Friday, July 21, 2017

Book Review: Real Artists Don't Starve

It's a little hard for me to review this book because it's a little too familiar. As I've worked on writing over the past few years, I've collected stories about original artists and how they made their art (Neil Gaiman's 8 Rules for Writing are still stuck next to my computer). I read about the Inklings and Jim Henson, and Van Gogh and Michelangelo. In this book, I see many of those same stories collected and put together in an engaging, easy-to-read package, and I'm glad to see how much I've forgotten. Goins also adds some other stories I hadn't heard before, especially from the music business. One of the problems with a book like this is that ultimately it's a lot of things that worked for other people, and the exact same thing is never going to work for you. But as far as mildly myth-busting books go, this is a good one. Artists need patrons, and marketing isn't an inherently bad thing. This book is a welcome collection of reminders of those things we should already know but have somehow forgotten.

Wednesday, July 19, 2017

Book Review: Cibola Burn

Cibola Burn is book 4 of the Expanse series, and so much happens in each book that I've learned not to even read the synopsis of the next one till I finish the last one. I'm not sure if this is the best yet but it's certainly in the running, and it's a complex debate because each book is so good. My spoiler-free high points were where evolutionary convergence saves lives (that's a big thing of mine, taking up about a chapter in my own recent book) and how the epilogue turns a satisfying denouement into a harrowing harbinger of future chaos in a way that makes perfect sense but I never saw coming. My only wish is to have the characters be a little deeper: part of this is that the plot is so break-neck and inventive that there's not much time for character, One emotional arc in particular (Elvi's) is so much less than it could be.

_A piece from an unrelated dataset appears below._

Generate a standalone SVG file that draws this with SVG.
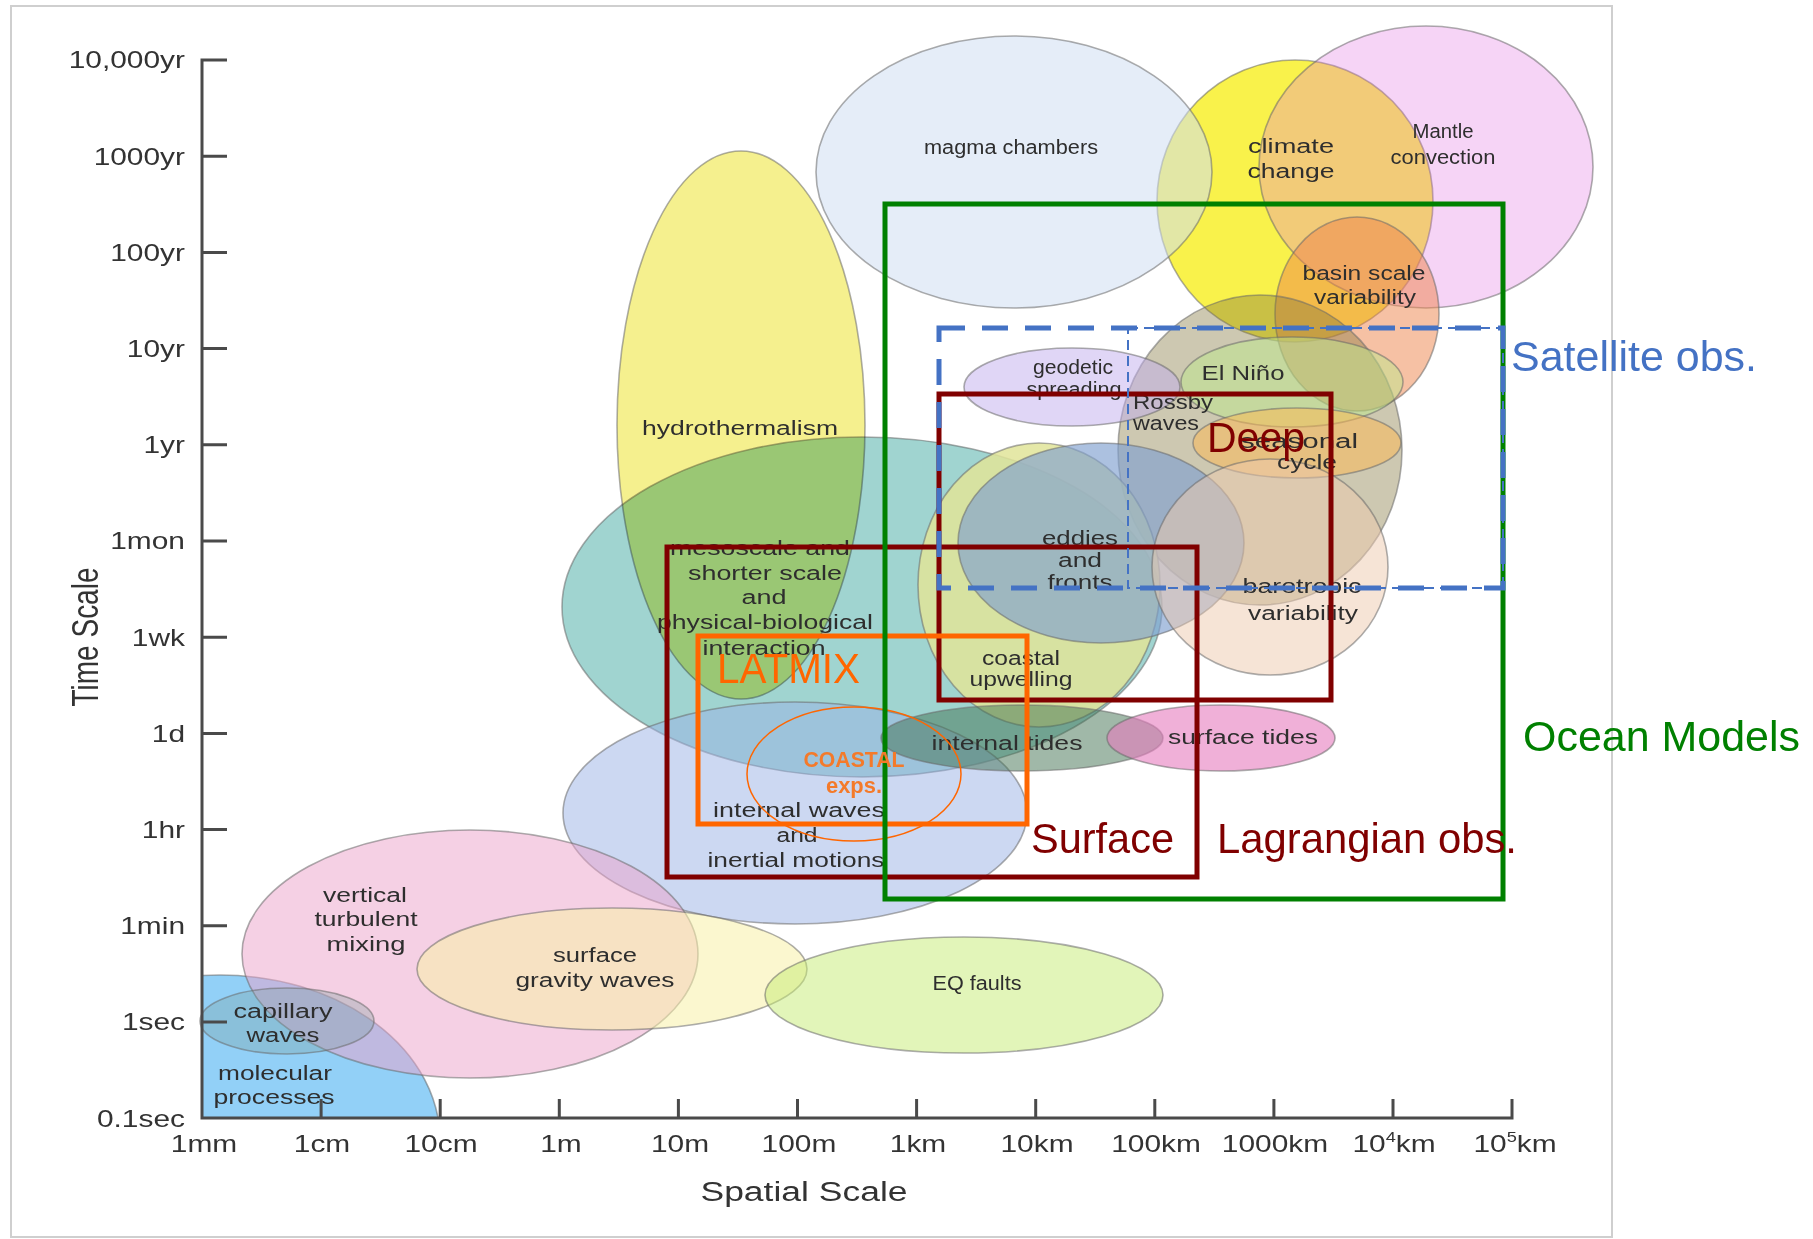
<svg xmlns="http://www.w3.org/2000/svg" width="1813" height="1239" viewBox="0 0 1813 1239">
<style>
.ax{stroke:#4a4a4a;stroke-width:3;fill:none}
.al{font-family:"Liberation Sans",Arial,sans-serif;font-size:23px;fill:#333333}
.lb{font-family:"Liberation Sans",Arial,sans-serif;font-size:20px;fill:#2e2e2e;text-anchor:middle}
.el{stroke:#6a6a6a;stroke-opacity:.55;stroke-width:1.6}
.big{font-family:"Liberation Sans",Arial,sans-serif;font-size:42px}
.box{fill:none;stroke-width:5}
</style>
<defs>
<clipPath id="quad"><rect x="202" y="0" width="600" height="1118"/></clipPath>
</defs>
<rect x="0" y="0" width="1813" height="1239" fill="#ffffff"/>
<rect x="11" y="6" width="1601" height="1231" fill="#ffffff" stroke="#cfcfcf" stroke-width="2"/>

<g id="regions">
<ellipse id="climate-change" class="el" cx="1295" cy="201" rx="138" ry="141" fill="#f8f02c" fill-opacity=".85"/>
<ellipse id="magma-chambers" class="el" cx="1014" cy="172" rx="198" ry="136" fill="#d0dff2" fill-opacity=".55"/>
<ellipse id="mantle-convection" class="el" cx="1426" cy="167" rx="167" ry="141" fill="#e170e1" fill-opacity=".3"/>
<ellipse id="basin-scale" class="el" cx="1357" cy="314" rx="82" ry="97" fill="#ee844a" fill-opacity=".5"/>
<ellipse id="rossby" class="el" cx="1260" cy="450" rx="142" ry="155" fill="#82763c" fill-opacity=".4"/>
<ellipse id="el-nino" class="el" cx="1292" cy="382" rx="111" ry="45" fill="#bde88c" fill-opacity=".5"/>
<ellipse id="seasonal" class="el" cx="1297" cy="443" rx="104" ry="35" fill="#ffb850" fill-opacity=".5"/>
<ellipse id="geodetic" class="el" cx="1072" cy="387" rx="108" ry="39" fill="#c1aded" fill-opacity=".5"/>
<ellipse id="mesoscale" class="el" cx="862" cy="607" rx="300" ry="170" fill="#41a9a1" fill-opacity=".5"/>
<ellipse id="hydrothermalism" class="el" cx="741" cy="425" rx="124" ry="274" fill="#f5f08e" style="mix-blend-mode:multiply"/>
<ellipse id="internal-waves" class="el" cx="795" cy="813" rx="232" ry="111" fill="#99b1e5" fill-opacity=".5"/>
<ellipse id="coastal-upwelling" class="el" cx="1039" cy="585" rx="121" ry="142" fill="#e0e499" fill-opacity=".85"/>
<ellipse id="eddies" class="el" cx="1101" cy="543" rx="143" ry="100" fill="#7f9fd0" fill-opacity=".65"/>
<ellipse id="barotropic" class="el" cx="1270" cy="567" rx="118" ry="108" fill="#edc9ad" fill-opacity=".5"/>
<ellipse id="internal-tides" class="el" cx="1022" cy="738" rx="141" ry="33" fill="#417151" fill-opacity=".5"/>
<ellipse id="surface-tides" class="el" cx="1221" cy="738" rx="114" ry="33" fill="#e67bbe" fill-opacity=".6"/>
<ellipse id="molecular" class="el" cx="220" cy="1140" rx="220" ry="165" fill="#92d0f7" clip-path="url(#quad)"/>
<ellipse id="vertical-mixing" class="el" cx="470" cy="954" rx="228" ry="124" fill="#eba1c9" fill-opacity=".5"/>
<ellipse id="gravity-waves" class="el" cx="612" cy="969" rx="195" ry="61" fill="#f8f0a8" fill-opacity=".55"/>
<ellipse id="capillary" class="el" cx="287" cy="1021" rx="87" ry="33" fill="#7aa0a0" fill-opacity=".32"/>
<ellipse id="eq-faults" class="el" cx="964" cy="995" rx="199" ry="58" fill="#c5eb73" fill-opacity=".5"/>
</g>

<g id="region-labels">
<text class="lb" x="1011" y="154" textLength="174" lengthAdjust="spacingAndGlyphs">magma chambers</text>
<text class="lb" x="1291" y="153" textLength="86" lengthAdjust="spacingAndGlyphs">climate</text>
<text class="lb" x="1291" y="178" textLength="87" lengthAdjust="spacingAndGlyphs">change</text>
<text class="lb" x="1443" y="138" textLength="61" lengthAdjust="spacingAndGlyphs">Mantle</text>
<text class="lb" x="1443" y="164" textLength="105" lengthAdjust="spacingAndGlyphs">convection</text>
<text class="lb" x="1364" y="280" textLength="123" lengthAdjust="spacingAndGlyphs">basin scale</text>
<text class="lb" x="1365" y="304" textLength="102" lengthAdjust="spacingAndGlyphs">variability</text>
<text class="lb" x="1243" y="380" textLength="83" lengthAdjust="spacingAndGlyphs">El Niño</text>
<text class="lb" x="1073" y="374" textLength="80" lengthAdjust="spacingAndGlyphs">geodetic</text>
<text class="lb" x="1074" y="396" textLength="95" lengthAdjust="spacingAndGlyphs">spreading</text>
<text class="lb" x="1133" y="409" textLength="80" lengthAdjust="spacingAndGlyphs" style="text-anchor:start">Rossby</text>
<text class="lb" x="1133" y="430" textLength="66" lengthAdjust="spacingAndGlyphs" style="text-anchor:start">waves</text>
<text class="lb" x="1299" y="448" textLength="118" lengthAdjust="spacingAndGlyphs">seasonal</text>
<text class="lb" x="1307" y="469" textLength="60" lengthAdjust="spacingAndGlyphs">cycle</text>
<text class="lb" x="1080" y="545" textLength="76" lengthAdjust="spacingAndGlyphs">eddies</text>
<text class="lb" x="1080" y="567" textLength="44" lengthAdjust="spacingAndGlyphs">and</text>
<text class="lb" x="1080" y="589" textLength="65" lengthAdjust="spacingAndGlyphs">fronts</text>
<text class="lb" x="1302" y="593" textLength="119" lengthAdjust="spacingAndGlyphs">barotropic</text>
<text class="lb" x="1303" y="620" textLength="110" lengthAdjust="spacingAndGlyphs">variability</text>
<text class="lb" x="1021" y="665" textLength="78" lengthAdjust="spacingAndGlyphs">coastal</text>
<text class="lb" x="1021" y="686" textLength="103" lengthAdjust="spacingAndGlyphs">upwelling</text>
<text class="lb" x="1007" y="750" textLength="151" lengthAdjust="spacingAndGlyphs">internal tides</text>
<text class="lb" x="1243" y="744" textLength="150" lengthAdjust="spacingAndGlyphs">surface tides</text>
<text class="lb" x="740" y="435" textLength="196" lengthAdjust="spacingAndGlyphs">hydrothermalism</text>
<text class="lb" x="760" y="555" textLength="180" lengthAdjust="spacingAndGlyphs">mesoscale and</text>
<text class="lb" x="765" y="580" textLength="154" lengthAdjust="spacingAndGlyphs">shorter scale</text>
<text class="lb" x="764" y="604" textLength="45" lengthAdjust="spacingAndGlyphs">and</text>
<text class="lb" x="765" y="629" textLength="216" lengthAdjust="spacingAndGlyphs">physical-biological</text>
<text class="lb" x="764" y="655" textLength="123" lengthAdjust="spacingAndGlyphs">interaction</text>
<text class="lb" x="799" y="817" textLength="172" lengthAdjust="spacingAndGlyphs">internal waves</text>
<text class="lb" x="797" y="842" textLength="41" lengthAdjust="spacingAndGlyphs">and</text>
<text class="lb" x="796" y="867" textLength="177" lengthAdjust="spacingAndGlyphs">inertial motions</text>
<text class="lb" x="365" y="902" textLength="84" lengthAdjust="spacingAndGlyphs">vertical</text>
<text class="lb" x="366" y="926" textLength="103" lengthAdjust="spacingAndGlyphs">turbulent</text>
<text class="lb" x="366" y="951" textLength="79" lengthAdjust="spacingAndGlyphs">mixing</text>
<text class="lb" x="595" y="962" textLength="84" lengthAdjust="spacingAndGlyphs">surface</text>
<text class="lb" x="595" y="987" textLength="159" lengthAdjust="spacingAndGlyphs">gravity waves</text>
<text class="lb" x="977" y="990" textLength="89" lengthAdjust="spacingAndGlyphs">EQ faults</text>
<text class="lb" x="283" y="1018" textLength="99" lengthAdjust="spacingAndGlyphs">capillary</text>
<text class="lb" x="283" y="1042" textLength="73" lengthAdjust="spacingAndGlyphs">waves</text>
<text class="lb" x="275" y="1080" textLength="114" lengthAdjust="spacingAndGlyphs">molecular</text>
<text class="lb" x="274" y="1104" textLength="121" lengthAdjust="spacingAndGlyphs">processes</text>
</g>

<g id="axes">
<path class="ax" d="M227 60H202V1118H1512V1099"/>
<path class="ax" d="M202 156.2h25M202 252.4h25M202 348.6h25M202 444.8h25M202 541h25M202 637.2h25M202 733.4h25M202 829.6h25M202 925.8h25M202 1022h25"/>
<path class="ax" d="M321.1 1118v-19M440.2 1118v-19M559.3 1118v-19M678.4 1118v-19M797.5 1118v-19M916.6 1118v-19M1035.7 1118v-19M1154.8 1118v-19M1273.9 1118v-19M1393 1118v-19"/>
<g class="al" text-anchor="end">
<text transform="translate(185 68.3) scale(1.3 1)">10,000yr</text>
<text transform="translate(185 164.5) scale(1.3 1)">1000yr</text>
<text transform="translate(185 260.7) scale(1.3 1)">100yr</text>
<text transform="translate(185 356.9) scale(1.3 1)">10yr</text>
<text transform="translate(185 453.1) scale(1.3 1)">1yr</text>
<text transform="translate(185 549.3) scale(1.3 1)">1mon</text>
<text transform="translate(185 645.5) scale(1.3 1)">1wk</text>
<text transform="translate(185 741.7) scale(1.3 1)">1d</text>
<text transform="translate(185 837.9) scale(1.3 1)">1hr</text>
<text transform="translate(185 934.1) scale(1.3 1)">1min</text>
<text transform="translate(185 1030.3) scale(1.3 1)">1sec</text>
<text transform="translate(185 1126.5) scale(1.3 1)">0.1sec</text>
</g>
<g class="al" text-anchor="middle">
<text transform="translate(204 1152) scale(1.3 1)">1mm</text>
<text transform="translate(322 1152) scale(1.3 1)">1cm</text>
<text transform="translate(441 1152) scale(1.3 1)">10cm</text>
<text transform="translate(561 1152) scale(1.3 1)">1m</text>
<text transform="translate(680 1152) scale(1.3 1)">10m</text>
<text transform="translate(799 1152) scale(1.3 1)">100m</text>
<text transform="translate(918 1152) scale(1.3 1)">1km</text>
<text transform="translate(1037 1152) scale(1.3 1)">10km</text>
<text transform="translate(1156 1152) scale(1.3 1)">100km</text>
<text transform="translate(1275 1152) scale(1.3 1)">1000km</text>
<text transform="translate(1394 1152) scale(1.3 1)">10<tspan font-size="14" dy="-10">4</tspan><tspan dy="10">km</tspan></text>
<text transform="translate(1515 1152) scale(1.3 1)">10<tspan font-size="14" dy="-10">5</tspan><tspan dy="10">km</tspan></text>
</g>
<text class="al" style="font-size:28px" text-anchor="middle" transform="translate(98 637) scale(1.35 1) rotate(-90)">Time Scale</text>
<text class="al" style="font-size:27px" text-anchor="middle" x="804" y="1201" textLength="207" lengthAdjust="spacingAndGlyphs">Spatial Scale</text>
</g>

<g id="connectors">
<rect id="surface-box" class="box" x="667" y="547" width="530" height="330" stroke="#800000"/>
<rect id="deep-box" class="box" x="939" y="394" width="392" height="306" stroke="#800000"/>
<rect id="latmix-box" class="box" x="698" y="636" width="329" height="188" stroke="#ff6600" stroke-width="6"/>
<ellipse id="coastal-exps" cx="854" cy="774" rx="107" ry="67" fill="none" stroke="#ff6600" stroke-width="1.5"/>
<rect id="ocean-models-box" class="box" x="885" y="204" width="618" height="695" stroke="#008000"/>
<rect id="satellite-inner" x="1128" y="328" width="375" height="260" fill="none" stroke="#4472c4" stroke-width="2" stroke-dasharray="10 6"/>
<rect id="satellite-box" class="box" x="939" y="328" width="564" height="260" stroke="#4472c4" stroke-dasharray="26 17"/>
</g>

<g id="overlay-labels" class="big">
<text x="1511" y="371" fill="#4472c4" textLength="246" lengthAdjust="spacingAndGlyphs">Satellite obs.</text>
<text x="1523" y="751" fill="#008000" textLength="277" lengthAdjust="spacingAndGlyphs">Ocean Models</text>
<text x="1207" y="452" fill="#800000" textLength="98" lengthAdjust="spacingAndGlyphs">Deep</text>
<text x="1031" y="853" fill="#800000" textLength="143" lengthAdjust="spacingAndGlyphs">Surface</text>
<text x="1217" y="853" fill="#800000" textLength="300" lengthAdjust="spacingAndGlyphs">Lagrangian obs.</text>
<text x="717" y="683" fill="#ff6600" textLength="143" lengthAdjust="spacingAndGlyphs">LATMIX</text>
<text x="854" y="767" fill="#f47a2a" font-size="22" font-weight="bold" text-anchor="middle" textLength="101" lengthAdjust="spacingAndGlyphs">COASTAL</text>
<text x="854" y="793" fill="#f47a2a" font-size="22" font-weight="bold" text-anchor="middle" textLength="56" lengthAdjust="spacingAndGlyphs">exps.</text>
</g>
</svg>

But I only detect that upon introspection after the fact: while reading/listening, these books are the most substantial fun I've had since the heydays of Michael Crichton's best work.

Tuesday, July 18, 2017

Book Review: Dragon Teeth by Michael Crichton

I always read books in order, but I would recommend reading the notes at the end first for this book. That's the only place where you find out that this is not really a new Crichton novel, but an old one, about as old as I am (mid-70s from what I can tell). Knowing that would make me more impressed at how developed his style is for such an early work: how fluidly it reads and how rapidly it unspools the plot. It would also be clear why Crichton shelved it, despite its completeness. There's just not quite enough here to justify its publication, despite all the action. Crichton is edutainment, with the emphasis on the "-tainment," but his best books bring out things you never knew and never thought of before. There's nothing here that rises to that level, although cameos by some famous characters are fun. You learn a little more from this than you do taking a ride on Big Thunder Mountain Railroad, but it is pretty fun and it's an ultrafast read. I anticipate in a year I'll have trouble remembering if I actually read it.

Monday, July 17, 2017

Book Review: The Discarded Image

There should be a genre for "Books that are Like Sitting in that Professor's Class." If so, this would be a prime example of the genre. If you want to hear C.S. Lewis speaking about the subject he knows best -- the medieval mindset -- sit in this class, and find out not really what the medievals thought, but more how they thought and what they saw when they looked up into the sky at night. As I was reading this book, I attended a concert of 14th-century Gregorian chantels in Notre Dame. I thought it'd be Gregorian chant, like in that 90's radio song, but rather it was lively music with words as densely packed as the Hamilton concert. It felt more like music by my favorite band than echoey "church music." This sense of life and feeling intensely comingled fits exactly with Lewis's explanation of medieval literature. It's really that mind-opening. At the end, Lewis goes out on a philosophical limb a bit, and makes a very good point about how we see the things we want to see, but honestly, takes it too far. Still, given the liveliness of the period that is so scorned by others, I understand why he wanted to push back. And I'll even go so far as to say he's right, although the way in which he's right is better described by Owen Barfield (speaking at his best) than by Lewis himself. Regardless, this is what education and learning is about, and at the very least, it'll help medieval music concerts feel like present-day music to you, and will give you "medieval-colored glasses" through which to contemplate the world around you.

Book Review: The Spaemann Reader

I picked up this book to read one essay, Spaemann's classic on Nature. Then I read another essay about how art imitates nature. Then another about the end of modernity. And then I just gave in and read the whole thing (I did skip one about Rousseau, I have to confess). This is the kind of philosophy that draws me in because it says interesting and true things about big questions. I found out later that Spaemann may be Pope Benedict's favorite philosopher, and maybe that's a good way to choose who to read. He's definitely high on my list now. Also found out later that Spaemann was quoted extensively in Thomas Pfau's Minding the Modern, which I found to be similarly engrossing. So there's a little network of interesting thought, some of it under the umbrella of phenomenology, but whatever it's called, it's good stuff.